After class, I couldn’t stop thinking about a “woman’s work” and what historical records were left that would help me to better understand how the reality of labor became a myth of domesticity. In my Google searching, I came across an amazing resource from the Harvard University Library’s “Open Collections Program.” The collection, entitled “Women’s Work, 1800-1930” helped me establish a historical basis for women (of all ages, gender, and class) working in jobs “acceptable” fields and in non-traditional vocations.

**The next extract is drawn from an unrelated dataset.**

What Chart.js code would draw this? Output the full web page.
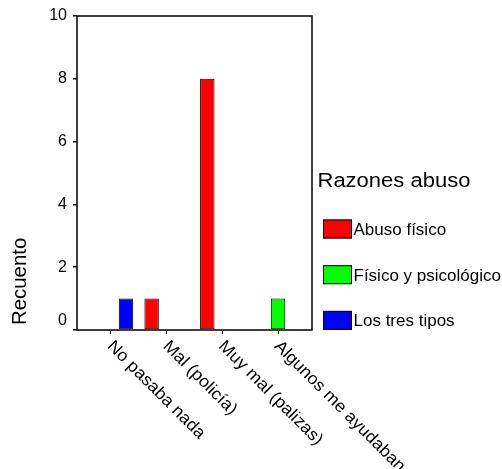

The collection’s aim, as quoted from their website, “focuses on women’s role in the United States economy and provides access to digitized historical, manuscript, and image resources selected from Harvard University’s library and museum collections. The collection features approximately 500,000 digitized pages and images including: 7,500 pages of manuscripts, 3,500 books and pamphlets, and 1,200 photographs.”  I think it’s particularly effective for our discussion, because it lies outside of traditional nomenclature of “feminism” and into primary sources about that terms historical roots.
You can search collections easily, but I believe the real asset is that it allows you to browse by topic (including Race, Class, and Feminism!), state, dates, people, etc. With access to magazines, photographs, diaries, letters, and trade magazines, this website if useful for anyone who wants to get some historical background into labor history, women’s history, and American history through the 19th and 2oth centuries.